How To Invest In Foreign Currency
If you’ve ever talked about investing in a foreign currency, odds are you’ll have heard about the Iraqi Dinar. There’s a commonly held belief that the Dinar will be revalued and that anyone who holds Dinar will suddenly see their amount changed overnight into a large sum of money. Unfortunately, the odds of this happening in exactly this manner are infinitesimally small.
That doesn’t mean that investing in foreign currencies are a wild goose chase however. There is a way investors can gain exposure to this asset class other than simply going to an exchange counter and turning your money into an equal amount of another nation’s currency. Through the Forex, investors gain global access and can freely engage in any type of currency trade, from simple spot transactions to futures contracts.
Getting to know the Forex
The Forex (FX) is the premier market for foreign currency trading, open 24 hours a day, 5 days a week, discounting holidays. It’s the largest, most liquid exchange in the world with all known currencies listed and available for trade. Once the realm of institutional investors like hedge funds and governments, currency trading is now as open to investors as the stock market.
Trading on the Forex exchange comes in one of three types of transactions – spot, forward, and futures. A spot contract is the simplest and involves buying one currency by selling another. For example, if you wanted to invest in yen, you would purchase an amount of yen you wanted in US dollars and make the trade. Transactions typically take two days to settle once a trade is executed.
A forward transaction is similar to a spot transaction but settles at a date set in the future. So investors are able to make long term speculation when it comes to foreign currencies and can make trades in any amount and settlement date so long as the date is not on a weekend or holiday.
Finally, the futures market can be used to make currency trades. These contracts are set at a particular amount and future date so investors can speculate, much like forward transactions. Mark-to-the-market accounting is used for futures contracts however, meaning that accounts are tallied and settled at the end of each business day.
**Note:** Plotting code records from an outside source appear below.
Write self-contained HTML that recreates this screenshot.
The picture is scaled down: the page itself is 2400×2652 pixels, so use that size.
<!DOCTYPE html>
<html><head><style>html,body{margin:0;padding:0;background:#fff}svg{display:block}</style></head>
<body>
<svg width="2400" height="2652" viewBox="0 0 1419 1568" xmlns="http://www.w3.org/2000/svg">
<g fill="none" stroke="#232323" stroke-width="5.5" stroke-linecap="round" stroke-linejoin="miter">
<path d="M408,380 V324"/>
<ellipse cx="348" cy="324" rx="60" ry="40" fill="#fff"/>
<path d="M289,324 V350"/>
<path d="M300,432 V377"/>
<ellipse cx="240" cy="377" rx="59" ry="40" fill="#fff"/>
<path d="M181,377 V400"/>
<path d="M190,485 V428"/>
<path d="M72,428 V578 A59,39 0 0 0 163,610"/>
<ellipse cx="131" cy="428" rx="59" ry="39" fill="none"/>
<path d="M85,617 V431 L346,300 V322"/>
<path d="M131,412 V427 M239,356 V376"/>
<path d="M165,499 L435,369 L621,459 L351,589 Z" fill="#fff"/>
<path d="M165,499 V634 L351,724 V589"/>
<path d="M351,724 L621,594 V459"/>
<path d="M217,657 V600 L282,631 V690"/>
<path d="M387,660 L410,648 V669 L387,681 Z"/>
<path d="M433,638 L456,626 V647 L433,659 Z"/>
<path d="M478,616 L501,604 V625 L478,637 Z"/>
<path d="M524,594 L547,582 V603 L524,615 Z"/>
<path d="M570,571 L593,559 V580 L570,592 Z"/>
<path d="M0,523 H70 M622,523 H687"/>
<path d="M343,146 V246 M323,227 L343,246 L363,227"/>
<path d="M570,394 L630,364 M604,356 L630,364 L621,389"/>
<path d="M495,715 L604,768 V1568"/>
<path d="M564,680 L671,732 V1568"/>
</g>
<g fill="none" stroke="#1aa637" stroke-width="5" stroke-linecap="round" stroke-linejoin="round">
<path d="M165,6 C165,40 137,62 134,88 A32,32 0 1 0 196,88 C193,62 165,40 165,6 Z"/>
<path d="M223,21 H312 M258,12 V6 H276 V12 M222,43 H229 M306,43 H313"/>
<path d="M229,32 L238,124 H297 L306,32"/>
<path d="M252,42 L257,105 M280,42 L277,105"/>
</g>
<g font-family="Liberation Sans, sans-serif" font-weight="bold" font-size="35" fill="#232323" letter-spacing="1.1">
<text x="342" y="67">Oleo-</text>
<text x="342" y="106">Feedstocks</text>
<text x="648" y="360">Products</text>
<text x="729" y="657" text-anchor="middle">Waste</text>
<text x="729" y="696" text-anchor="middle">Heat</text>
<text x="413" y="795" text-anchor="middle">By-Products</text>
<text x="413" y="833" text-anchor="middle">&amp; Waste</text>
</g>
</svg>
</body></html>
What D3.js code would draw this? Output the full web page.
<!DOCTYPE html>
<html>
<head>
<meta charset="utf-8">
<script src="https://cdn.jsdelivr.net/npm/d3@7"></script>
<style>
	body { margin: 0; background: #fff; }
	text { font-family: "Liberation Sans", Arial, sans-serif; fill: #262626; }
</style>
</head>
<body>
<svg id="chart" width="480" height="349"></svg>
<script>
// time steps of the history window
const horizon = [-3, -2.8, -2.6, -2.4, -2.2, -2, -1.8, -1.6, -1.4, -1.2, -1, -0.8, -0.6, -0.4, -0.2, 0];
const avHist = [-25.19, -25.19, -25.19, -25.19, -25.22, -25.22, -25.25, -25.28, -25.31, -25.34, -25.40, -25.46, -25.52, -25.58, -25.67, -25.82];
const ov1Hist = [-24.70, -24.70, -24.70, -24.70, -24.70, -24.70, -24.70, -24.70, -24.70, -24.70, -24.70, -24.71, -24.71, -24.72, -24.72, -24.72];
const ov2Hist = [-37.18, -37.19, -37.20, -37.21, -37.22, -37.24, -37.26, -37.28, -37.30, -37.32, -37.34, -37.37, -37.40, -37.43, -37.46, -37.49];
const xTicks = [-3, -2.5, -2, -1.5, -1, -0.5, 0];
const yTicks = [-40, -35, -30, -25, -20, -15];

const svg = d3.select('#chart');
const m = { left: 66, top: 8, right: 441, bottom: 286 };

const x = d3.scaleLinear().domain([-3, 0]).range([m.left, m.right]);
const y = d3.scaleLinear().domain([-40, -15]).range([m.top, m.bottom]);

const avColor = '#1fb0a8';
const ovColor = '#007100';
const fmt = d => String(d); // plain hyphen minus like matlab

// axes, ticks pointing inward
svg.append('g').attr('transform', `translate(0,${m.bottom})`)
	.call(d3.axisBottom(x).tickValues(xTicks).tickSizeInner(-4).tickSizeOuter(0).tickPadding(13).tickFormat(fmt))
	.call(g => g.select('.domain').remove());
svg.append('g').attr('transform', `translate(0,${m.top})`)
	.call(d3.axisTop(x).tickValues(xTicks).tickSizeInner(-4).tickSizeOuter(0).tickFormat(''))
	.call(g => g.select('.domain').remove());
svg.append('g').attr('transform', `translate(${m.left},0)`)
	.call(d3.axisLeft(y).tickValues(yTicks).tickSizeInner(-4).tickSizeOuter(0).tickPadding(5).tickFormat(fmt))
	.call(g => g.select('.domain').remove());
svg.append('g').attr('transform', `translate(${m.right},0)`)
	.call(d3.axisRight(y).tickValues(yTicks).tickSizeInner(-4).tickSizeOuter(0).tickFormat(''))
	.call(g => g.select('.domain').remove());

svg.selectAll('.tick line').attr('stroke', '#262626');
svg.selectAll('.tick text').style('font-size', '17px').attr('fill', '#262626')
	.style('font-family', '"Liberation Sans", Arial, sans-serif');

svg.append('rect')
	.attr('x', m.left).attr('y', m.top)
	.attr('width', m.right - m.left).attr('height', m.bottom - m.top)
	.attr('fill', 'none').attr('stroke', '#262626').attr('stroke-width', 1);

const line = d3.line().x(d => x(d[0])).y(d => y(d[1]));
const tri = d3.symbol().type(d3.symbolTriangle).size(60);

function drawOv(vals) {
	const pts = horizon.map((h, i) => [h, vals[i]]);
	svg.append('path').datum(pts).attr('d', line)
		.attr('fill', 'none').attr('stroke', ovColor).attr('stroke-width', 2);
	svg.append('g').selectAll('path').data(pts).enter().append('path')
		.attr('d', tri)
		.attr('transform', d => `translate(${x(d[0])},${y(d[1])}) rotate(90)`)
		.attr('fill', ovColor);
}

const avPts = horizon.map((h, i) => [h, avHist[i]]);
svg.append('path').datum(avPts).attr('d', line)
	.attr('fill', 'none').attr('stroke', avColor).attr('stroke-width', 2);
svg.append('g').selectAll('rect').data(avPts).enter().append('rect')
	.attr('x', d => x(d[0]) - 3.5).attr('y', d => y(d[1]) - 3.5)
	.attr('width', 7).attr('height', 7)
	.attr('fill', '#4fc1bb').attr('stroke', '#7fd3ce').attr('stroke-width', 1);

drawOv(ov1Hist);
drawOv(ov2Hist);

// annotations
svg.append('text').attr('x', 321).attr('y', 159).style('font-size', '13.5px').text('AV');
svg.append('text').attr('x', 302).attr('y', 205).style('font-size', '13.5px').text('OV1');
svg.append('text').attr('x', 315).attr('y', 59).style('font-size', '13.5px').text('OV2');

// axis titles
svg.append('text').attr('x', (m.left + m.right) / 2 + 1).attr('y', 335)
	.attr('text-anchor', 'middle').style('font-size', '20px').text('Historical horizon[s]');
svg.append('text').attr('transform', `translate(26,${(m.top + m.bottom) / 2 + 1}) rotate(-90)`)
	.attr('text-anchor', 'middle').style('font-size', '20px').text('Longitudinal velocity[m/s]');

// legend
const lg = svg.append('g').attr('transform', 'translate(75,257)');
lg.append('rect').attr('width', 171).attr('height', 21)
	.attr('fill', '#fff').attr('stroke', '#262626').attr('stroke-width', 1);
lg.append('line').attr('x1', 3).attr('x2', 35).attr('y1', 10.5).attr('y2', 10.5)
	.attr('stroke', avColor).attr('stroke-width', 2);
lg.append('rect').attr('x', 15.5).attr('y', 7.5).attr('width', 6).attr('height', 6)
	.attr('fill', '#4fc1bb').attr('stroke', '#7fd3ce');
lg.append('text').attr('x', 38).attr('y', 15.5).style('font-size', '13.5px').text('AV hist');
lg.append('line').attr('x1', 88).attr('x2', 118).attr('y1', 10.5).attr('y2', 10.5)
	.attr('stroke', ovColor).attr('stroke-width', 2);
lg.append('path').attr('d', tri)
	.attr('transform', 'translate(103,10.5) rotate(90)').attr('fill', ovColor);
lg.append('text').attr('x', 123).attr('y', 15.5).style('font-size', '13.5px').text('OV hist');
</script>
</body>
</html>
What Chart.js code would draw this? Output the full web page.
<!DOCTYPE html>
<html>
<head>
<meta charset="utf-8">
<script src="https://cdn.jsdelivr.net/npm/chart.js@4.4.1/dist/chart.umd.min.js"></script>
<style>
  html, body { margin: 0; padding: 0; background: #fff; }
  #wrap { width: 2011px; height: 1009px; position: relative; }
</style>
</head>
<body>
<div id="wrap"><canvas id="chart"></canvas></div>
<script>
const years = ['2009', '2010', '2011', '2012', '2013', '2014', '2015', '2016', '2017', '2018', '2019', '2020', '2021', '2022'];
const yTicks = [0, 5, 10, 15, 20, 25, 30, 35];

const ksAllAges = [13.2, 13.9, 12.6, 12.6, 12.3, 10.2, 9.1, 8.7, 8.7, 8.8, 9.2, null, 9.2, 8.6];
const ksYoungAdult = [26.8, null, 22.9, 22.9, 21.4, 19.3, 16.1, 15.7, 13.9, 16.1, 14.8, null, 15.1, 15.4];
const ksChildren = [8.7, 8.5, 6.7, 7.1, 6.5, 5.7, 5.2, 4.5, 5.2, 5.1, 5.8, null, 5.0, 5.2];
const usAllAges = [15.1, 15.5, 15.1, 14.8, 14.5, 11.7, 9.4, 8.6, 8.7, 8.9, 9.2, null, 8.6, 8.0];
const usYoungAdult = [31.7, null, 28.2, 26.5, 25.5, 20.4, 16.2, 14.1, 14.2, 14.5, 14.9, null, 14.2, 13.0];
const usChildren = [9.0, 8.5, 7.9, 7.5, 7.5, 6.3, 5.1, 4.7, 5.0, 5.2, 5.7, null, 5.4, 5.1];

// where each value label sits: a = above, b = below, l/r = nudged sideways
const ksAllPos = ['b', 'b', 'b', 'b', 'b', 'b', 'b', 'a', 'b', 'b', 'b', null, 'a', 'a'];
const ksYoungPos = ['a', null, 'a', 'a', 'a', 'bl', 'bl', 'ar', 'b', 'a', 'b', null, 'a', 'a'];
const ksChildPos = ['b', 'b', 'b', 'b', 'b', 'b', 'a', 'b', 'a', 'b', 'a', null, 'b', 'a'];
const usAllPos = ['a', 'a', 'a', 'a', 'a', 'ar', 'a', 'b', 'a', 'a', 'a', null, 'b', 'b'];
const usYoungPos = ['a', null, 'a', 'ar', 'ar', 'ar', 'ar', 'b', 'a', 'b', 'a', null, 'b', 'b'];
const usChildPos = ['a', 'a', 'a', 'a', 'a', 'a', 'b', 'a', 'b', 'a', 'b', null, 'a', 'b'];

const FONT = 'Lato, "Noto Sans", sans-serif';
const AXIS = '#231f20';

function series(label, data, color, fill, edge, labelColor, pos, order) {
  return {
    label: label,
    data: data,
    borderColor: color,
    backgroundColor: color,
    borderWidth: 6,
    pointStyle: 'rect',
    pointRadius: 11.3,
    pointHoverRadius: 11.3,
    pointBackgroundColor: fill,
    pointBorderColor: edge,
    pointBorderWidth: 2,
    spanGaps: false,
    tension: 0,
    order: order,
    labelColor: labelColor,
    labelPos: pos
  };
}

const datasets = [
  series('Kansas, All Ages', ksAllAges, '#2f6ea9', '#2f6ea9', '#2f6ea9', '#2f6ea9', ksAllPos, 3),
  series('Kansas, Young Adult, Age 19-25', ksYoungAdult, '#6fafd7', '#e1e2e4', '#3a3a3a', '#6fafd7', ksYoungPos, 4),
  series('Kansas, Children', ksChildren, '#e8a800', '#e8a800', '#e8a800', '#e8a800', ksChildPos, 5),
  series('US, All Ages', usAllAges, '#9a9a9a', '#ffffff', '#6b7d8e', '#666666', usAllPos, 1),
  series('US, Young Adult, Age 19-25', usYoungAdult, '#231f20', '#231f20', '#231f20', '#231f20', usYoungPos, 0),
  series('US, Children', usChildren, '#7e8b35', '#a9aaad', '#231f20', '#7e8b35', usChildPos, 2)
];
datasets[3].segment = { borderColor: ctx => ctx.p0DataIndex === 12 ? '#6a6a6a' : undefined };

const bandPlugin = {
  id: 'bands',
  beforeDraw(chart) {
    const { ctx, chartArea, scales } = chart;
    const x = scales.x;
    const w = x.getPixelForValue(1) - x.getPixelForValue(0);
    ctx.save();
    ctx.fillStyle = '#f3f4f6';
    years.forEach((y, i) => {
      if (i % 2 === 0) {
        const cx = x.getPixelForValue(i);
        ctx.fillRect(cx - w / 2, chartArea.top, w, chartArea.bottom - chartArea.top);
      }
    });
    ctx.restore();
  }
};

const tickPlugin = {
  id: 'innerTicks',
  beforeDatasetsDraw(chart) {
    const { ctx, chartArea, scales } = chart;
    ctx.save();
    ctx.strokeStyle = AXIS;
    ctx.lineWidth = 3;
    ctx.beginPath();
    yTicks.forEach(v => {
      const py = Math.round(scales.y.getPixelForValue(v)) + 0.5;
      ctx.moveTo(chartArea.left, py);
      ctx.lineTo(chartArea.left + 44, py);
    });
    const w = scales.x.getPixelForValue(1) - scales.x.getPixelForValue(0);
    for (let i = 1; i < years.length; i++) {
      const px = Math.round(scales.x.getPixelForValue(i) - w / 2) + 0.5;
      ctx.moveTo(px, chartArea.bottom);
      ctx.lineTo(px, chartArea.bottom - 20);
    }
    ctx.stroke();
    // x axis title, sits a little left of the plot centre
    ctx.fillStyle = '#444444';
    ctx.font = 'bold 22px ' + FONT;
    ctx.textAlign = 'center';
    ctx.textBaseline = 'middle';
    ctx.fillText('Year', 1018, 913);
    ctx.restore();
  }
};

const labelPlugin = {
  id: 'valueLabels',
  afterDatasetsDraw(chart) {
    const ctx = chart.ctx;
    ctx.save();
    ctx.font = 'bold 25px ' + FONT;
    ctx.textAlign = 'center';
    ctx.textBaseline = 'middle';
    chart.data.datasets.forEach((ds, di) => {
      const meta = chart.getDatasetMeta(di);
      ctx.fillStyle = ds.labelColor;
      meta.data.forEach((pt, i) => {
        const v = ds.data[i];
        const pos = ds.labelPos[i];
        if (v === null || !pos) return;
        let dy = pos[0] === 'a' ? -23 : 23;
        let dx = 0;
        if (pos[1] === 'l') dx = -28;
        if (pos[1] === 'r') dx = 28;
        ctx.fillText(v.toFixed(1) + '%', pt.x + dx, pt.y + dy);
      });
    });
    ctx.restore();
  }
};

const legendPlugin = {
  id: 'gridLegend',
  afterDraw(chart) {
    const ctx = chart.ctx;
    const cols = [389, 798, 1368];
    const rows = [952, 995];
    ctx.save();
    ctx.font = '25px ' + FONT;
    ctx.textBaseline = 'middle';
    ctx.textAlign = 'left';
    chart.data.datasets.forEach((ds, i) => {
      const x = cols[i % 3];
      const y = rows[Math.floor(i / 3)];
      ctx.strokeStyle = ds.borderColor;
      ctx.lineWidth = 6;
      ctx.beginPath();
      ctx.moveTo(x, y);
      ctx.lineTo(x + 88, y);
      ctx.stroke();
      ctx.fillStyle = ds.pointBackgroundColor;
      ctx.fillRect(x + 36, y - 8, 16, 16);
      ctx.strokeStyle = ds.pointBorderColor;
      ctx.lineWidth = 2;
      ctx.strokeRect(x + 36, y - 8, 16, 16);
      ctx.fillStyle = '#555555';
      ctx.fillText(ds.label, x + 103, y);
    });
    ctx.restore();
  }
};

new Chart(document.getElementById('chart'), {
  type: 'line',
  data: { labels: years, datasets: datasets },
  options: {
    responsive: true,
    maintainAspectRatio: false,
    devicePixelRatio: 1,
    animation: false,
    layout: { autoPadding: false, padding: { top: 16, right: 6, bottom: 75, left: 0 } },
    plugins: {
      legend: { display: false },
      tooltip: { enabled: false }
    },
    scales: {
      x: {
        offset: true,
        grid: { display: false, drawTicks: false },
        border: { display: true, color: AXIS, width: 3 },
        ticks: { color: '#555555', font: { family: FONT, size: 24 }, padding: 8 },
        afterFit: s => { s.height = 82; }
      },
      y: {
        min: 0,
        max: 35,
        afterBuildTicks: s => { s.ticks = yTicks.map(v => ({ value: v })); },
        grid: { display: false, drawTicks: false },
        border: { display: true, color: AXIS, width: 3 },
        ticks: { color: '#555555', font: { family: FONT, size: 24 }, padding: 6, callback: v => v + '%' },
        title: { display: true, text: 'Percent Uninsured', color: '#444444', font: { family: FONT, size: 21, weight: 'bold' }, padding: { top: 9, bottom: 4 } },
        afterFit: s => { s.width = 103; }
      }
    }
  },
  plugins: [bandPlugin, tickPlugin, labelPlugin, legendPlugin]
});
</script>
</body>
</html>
This makes long-term investments risky as small drops in value can eliminate positions before the settlement date arrives.
There are a number of trading strategies that come with currencies, but the most common in known as a carry trade. In order to execute a currency carry trade, investors will need two currencies with differing yields. The investor profits from the difference in interest rates, assuming the exchange rate remains constant. For example, let’s say that the yen has a 1% yield while the US dollar offers a 3% yield. They would sell yen and convert it to US dollars, resulting in a net yield gain of 2% for as long as the yields and exchange rates remain the same.
Investing directly in a foreign currency is usually not the best way to attempt to make a profit. In the global economy, currencies are considered fiat money – not backed by anything other than the faith and credit authority of the issuing government. The Forex gives investors a safer way of speculating in foreign currencies without subjecting them to the same risks involved in buying the currency directly.